* [Data excerpts]:

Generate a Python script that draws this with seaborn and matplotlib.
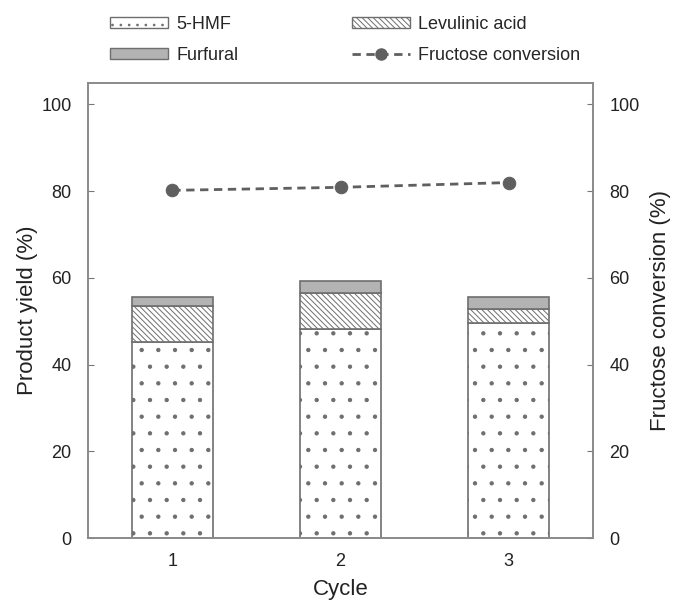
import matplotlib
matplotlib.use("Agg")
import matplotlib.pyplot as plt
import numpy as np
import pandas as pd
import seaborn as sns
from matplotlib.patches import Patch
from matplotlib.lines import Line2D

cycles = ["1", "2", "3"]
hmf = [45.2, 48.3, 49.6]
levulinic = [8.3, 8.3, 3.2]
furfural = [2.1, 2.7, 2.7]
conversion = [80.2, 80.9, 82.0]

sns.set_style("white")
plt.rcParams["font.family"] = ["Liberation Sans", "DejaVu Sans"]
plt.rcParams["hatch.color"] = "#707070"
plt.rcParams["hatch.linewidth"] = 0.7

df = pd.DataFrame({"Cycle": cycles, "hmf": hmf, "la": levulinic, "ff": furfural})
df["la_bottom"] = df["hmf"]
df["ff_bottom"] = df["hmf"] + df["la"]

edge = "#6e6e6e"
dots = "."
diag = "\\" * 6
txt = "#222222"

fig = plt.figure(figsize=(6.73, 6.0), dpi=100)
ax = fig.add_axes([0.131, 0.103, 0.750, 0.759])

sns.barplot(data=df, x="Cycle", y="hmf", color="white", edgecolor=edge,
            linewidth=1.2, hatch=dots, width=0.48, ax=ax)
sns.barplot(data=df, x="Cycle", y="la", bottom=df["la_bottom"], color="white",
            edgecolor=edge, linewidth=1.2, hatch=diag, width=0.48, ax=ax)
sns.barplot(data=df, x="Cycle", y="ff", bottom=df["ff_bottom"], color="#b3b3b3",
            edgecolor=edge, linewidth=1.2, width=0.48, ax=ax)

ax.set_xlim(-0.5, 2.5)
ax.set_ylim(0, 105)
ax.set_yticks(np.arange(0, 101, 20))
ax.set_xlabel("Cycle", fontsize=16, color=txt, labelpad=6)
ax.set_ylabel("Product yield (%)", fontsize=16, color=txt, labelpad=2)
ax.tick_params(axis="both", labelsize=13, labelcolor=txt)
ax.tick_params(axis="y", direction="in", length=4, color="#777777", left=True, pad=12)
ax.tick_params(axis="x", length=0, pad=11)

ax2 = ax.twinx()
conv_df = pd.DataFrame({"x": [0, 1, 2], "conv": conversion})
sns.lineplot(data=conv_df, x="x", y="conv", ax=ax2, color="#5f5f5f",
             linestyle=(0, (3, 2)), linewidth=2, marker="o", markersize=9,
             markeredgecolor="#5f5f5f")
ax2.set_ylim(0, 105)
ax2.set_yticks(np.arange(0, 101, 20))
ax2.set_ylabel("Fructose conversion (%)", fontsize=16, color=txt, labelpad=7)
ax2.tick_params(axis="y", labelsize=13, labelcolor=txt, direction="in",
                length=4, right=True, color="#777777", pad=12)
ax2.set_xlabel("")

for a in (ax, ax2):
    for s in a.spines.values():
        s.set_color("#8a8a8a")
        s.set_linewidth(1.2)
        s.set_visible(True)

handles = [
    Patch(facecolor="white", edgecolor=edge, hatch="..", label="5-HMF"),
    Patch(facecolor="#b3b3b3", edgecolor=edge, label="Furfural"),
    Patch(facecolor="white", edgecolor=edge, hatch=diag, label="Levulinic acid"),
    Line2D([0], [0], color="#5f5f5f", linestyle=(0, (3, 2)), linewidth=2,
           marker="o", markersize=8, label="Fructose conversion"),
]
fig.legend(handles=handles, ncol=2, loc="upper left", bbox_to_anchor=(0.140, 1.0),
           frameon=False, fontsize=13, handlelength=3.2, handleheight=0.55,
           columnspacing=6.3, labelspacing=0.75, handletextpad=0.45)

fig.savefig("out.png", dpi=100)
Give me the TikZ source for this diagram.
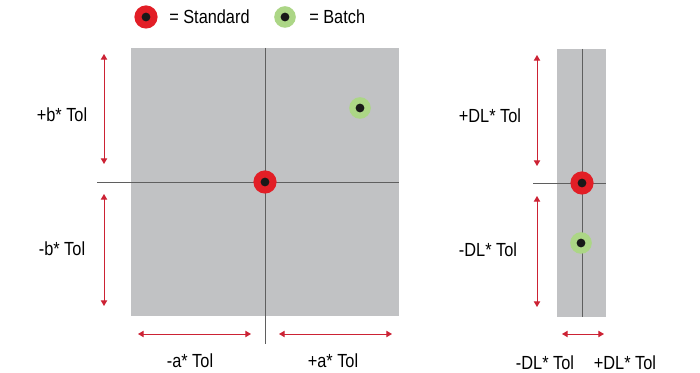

* [Exercise task]: Transcribe the records above exactly, leaving out every picture.

* [Solution to this exercise]:
Generate a Python script that draws this with seaborn and matplotlib.
import matplotlib
matplotlib.use("Agg")
import matplotlib.pyplot as plt
import numpy as np
import pandas as pd
import seaborn as sns
from matplotlib.patches import Patch
from matplotlib.lines import Line2D

cycles = ["1", "2", "3"]
hmf = [45.2, 48.3, 49.6]
levulinic = [8.3, 8.3, 3.2]
furfural = [2.1, 2.7, 2.7]
conversion = [80.2, 80.9, 82.0]

sns.set_style("white")
plt.rcParams["font.family"] = ["Liberation Sans", "DejaVu Sans"]
plt.rcParams["hatch.color"] = "#707070"
plt.rcParams["hatch.linewidth"] = 0.7

df = pd.DataFrame({"Cycle": cycles, "hmf": hmf, "la": levulinic, "ff": furfural})
df["la_bottom"] = df["hmf"]
df["ff_bottom"] = df["hmf"] + df["la"]

edge = "#6e6e6e"
dots = "."
diag = "\\" * 6
txt = "#222222"

fig = plt.figure(figsize=(6.73, 6.0), dpi=100)
ax = fig.add_axes([0.131, 0.103, 0.750, 0.759])

sns.barplot(data=df, x="Cycle", y="hmf", color="white", edgecolor=edge,
            linewidth=1.2, hatch=dots, width=0.48, ax=ax)
sns.barplot(data=df, x="Cycle", y="la", bottom=df["la_bottom"], color="white",
            edgecolor=edge, linewidth=1.2, hatch=diag, width=0.48, ax=ax)
sns.barplot(data=df, x="Cycle", y="ff", bottom=df["ff_bottom"], color="#b3b3b3",
            edgecolor=edge, linewidth=1.2, width=0.48, ax=ax)

ax.set_xlim(-0.5, 2.5)
ax.set_ylim(0, 105)
ax.set_yticks(np.arange(0, 101, 20))
ax.set_xlabel("Cycle", fontsize=16, color=txt, labelpad=6)
ax.set_ylabel("Product yield (%)", fontsize=16, color=txt, labelpad=2)
ax.tick_params(axis="both", labelsize=13, labelcolor=txt)
ax.tick_params(axis="y", direction="in", length=4, color="#777777", left=True, pad=12)
ax.tick_params(axis="x", length=0, pad=11)

ax2 = ax.twinx()
conv_df = pd.DataFrame({"x": [0, 1, 2], "conv": conversion})
sns.lineplot(data=conv_df, x="x", y="conv", ax=ax2, color="#5f5f5f",
             linestyle=(0, (3, 2)), linewidth=2, marker="o", markersize=9,
             markeredgecolor="#5f5f5f")
ax2.set_ylim(0, 105)
ax2.set_yticks(np.arange(0, 101, 20))
ax2.set_ylabel("Fructose conversion (%)", fontsize=16, color=txt, labelpad=7)
ax2.tick_params(axis="y", labelsize=13, labelcolor=txt, direction="in",
                length=4, right=True, color="#777777", pad=12)
ax2.set_xlabel("")

for a in (ax, ax2):
    for s in a.spines.values():
        s.set_color("#8a8a8a")
        s.set_linewidth(1.2)
        s.set_visible(True)

handles = [
    Patch(facecolor="white", edgecolor=edge, hatch="..", label="5-HMF"),
    Patch(facecolor="#b3b3b3", edgecolor=edge, label="Furfural"),
    Patch(facecolor="white", edgecolor=edge, hatch=diag, label="Levulinic acid"),
    Line2D([0], [0], color="#5f5f5f", linestyle=(0, (3, 2)), linewidth=2,
           marker="o", markersize=8, label="Fructose conversion"),
]
fig.legend(handles=handles, ncol=2, loc="upper left", bbox_to_anchor=(0.140, 1.0),
           frameon=False, fontsize=13, handlelength=3.2, handleheight=0.55,
           columnspacing=6.3, labelspacing=0.75, handletextpad=0.45)

fig.savefig("out.png", dpi=100)
Give me the TikZ source for this diagram.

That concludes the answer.